LOTO requires isolating energy sources like electricity, hydraulics, or gravity to prevent unexpected startups. In colleges and universities, this hits home during lab sessions where students tinker with industrial-grade gear. I've walked these floors myself—supervising a vocational program retrofit—and seen how a skipped tagout turns a routine drill press maintenance into an ER visit.

OSHA data shows over 120 fatalities and 50,000 injuries annually from energy control failures across industries.

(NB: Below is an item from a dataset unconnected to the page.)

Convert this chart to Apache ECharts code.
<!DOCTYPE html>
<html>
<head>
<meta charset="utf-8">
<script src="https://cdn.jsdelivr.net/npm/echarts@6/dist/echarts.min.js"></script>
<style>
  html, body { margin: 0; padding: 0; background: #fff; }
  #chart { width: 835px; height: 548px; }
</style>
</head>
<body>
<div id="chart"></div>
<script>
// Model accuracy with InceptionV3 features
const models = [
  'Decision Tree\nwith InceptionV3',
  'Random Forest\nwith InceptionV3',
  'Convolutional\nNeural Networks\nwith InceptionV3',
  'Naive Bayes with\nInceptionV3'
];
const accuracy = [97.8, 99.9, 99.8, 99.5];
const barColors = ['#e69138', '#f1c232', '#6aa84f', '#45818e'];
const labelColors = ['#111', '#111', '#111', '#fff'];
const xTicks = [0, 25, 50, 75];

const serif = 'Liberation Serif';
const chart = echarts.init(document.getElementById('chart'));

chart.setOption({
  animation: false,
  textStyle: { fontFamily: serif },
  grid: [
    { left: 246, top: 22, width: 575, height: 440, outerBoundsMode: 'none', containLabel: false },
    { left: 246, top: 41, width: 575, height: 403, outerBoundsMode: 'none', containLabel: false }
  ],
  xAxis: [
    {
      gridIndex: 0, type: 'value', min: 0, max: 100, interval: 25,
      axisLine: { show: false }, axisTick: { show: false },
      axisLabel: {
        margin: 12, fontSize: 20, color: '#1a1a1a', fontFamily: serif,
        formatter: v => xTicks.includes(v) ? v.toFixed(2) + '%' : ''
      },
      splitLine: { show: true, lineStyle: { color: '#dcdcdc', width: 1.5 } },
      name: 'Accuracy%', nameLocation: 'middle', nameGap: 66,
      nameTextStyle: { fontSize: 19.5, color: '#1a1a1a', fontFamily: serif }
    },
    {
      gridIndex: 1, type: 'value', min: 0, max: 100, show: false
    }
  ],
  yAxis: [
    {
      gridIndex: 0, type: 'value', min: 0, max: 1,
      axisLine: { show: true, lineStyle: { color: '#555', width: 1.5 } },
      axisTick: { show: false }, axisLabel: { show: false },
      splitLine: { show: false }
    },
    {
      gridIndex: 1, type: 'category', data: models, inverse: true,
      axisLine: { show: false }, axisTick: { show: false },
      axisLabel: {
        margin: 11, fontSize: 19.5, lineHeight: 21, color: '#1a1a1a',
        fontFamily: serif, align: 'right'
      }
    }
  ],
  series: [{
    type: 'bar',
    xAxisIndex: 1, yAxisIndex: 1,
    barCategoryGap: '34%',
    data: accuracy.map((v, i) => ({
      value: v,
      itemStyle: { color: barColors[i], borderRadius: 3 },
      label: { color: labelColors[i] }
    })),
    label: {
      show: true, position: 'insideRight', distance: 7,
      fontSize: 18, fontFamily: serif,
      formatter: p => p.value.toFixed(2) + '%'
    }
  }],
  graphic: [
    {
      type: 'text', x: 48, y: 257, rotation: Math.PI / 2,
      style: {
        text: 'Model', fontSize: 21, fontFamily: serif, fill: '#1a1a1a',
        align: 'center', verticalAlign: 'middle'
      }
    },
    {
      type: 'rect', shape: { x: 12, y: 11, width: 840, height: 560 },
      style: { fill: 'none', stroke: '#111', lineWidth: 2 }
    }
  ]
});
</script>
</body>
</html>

Academic facilities aren't exempt; they're covered under general industry rules, with added scrutiny because students count as "authorized employees" once trained.

Direct Responsibilities for Manufacturing Supervisors

  • Develop and Enforce Procedures: Supervisors must create site-specific LOTO procedures for every machine, complete with diagrams and step-by-step isolation sequences.
  • Training Mandates: Annual training for authorized (perform LOTO) and affected (work nearby) employees—including faculty, staff, and students. Miss this, and you're looking at citations up to $16,131 per violation.
  • Inspection and Auditing: Conduct periodic checks on locks, tags, and devices. In my experience auditing university labs, 70% fail initial reviews due to inconsistent group lockout practices during group projects.

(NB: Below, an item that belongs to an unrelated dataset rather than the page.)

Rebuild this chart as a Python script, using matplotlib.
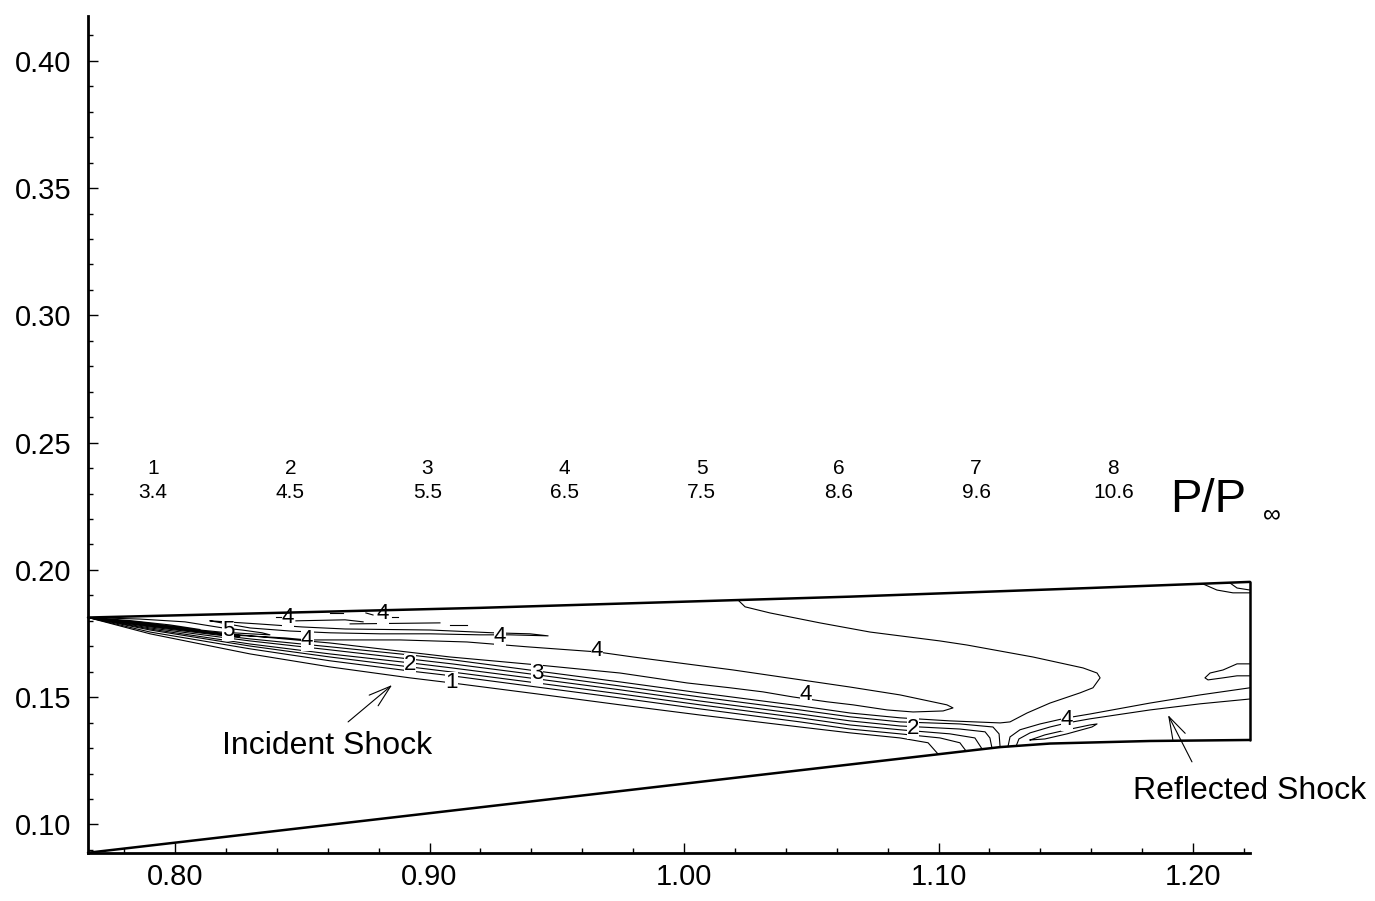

Supervisors bear the brunt: they're the first line for periodic inspections and ensuring verification steps, like testing zero energy state, are followed religiously.

Unique Challenges in Higher Education

Colleges face rotating student cohorts, budget squeezes, and dual roles—educators must also be enforcers. A supervisor I consulted with at a California state university struggled with transient adjunct faculty bypassing LOTO for "quick demos." Result? A near-miss with a hydraulic shear that prompted a full OSHA audit.

Liability amplifies here: universities risk lawsuits under premises liability if injuries occur. Plus, grant-funded labs often import equipment without LOTO-ready manuals, forcing supervisors to reverse-engineer procedures.

Streamlining Compliance: Practical Strategies

Start with digital LOTO platforms to generate procedures instantly and track training via mobile apps—cutting paperwork by 80%, based on implementations I've overseen. Pair this with annual mock drills tailored to academic chaos, like multi-user lockouts in shared fab labs.

Reference OSHA's free resources: the Control of Hazardous Energy page and CPL 02-00-147 model program. For deeper dives, check ANSI/ASSE Z244.1 for enhanced standards.

I've seen supervisors transform compliance from chore to culture by gamifying audits—teams compete for "safest lab" badges. It works: injury rates drop, morale rises.

Bottom Line: Proactive Wins

For manufacturing supervisors in colleges and universities, LOTO isn't bureaucracy—it's the barrier between innovation and incident. Master it through rigorous procedures, relentless training, and tech tools, and you'll safeguard students while modeling real-world safety. Ignore it, and the costs—human and financial—pile up fast. Stay locked out, tagged up, and compliant.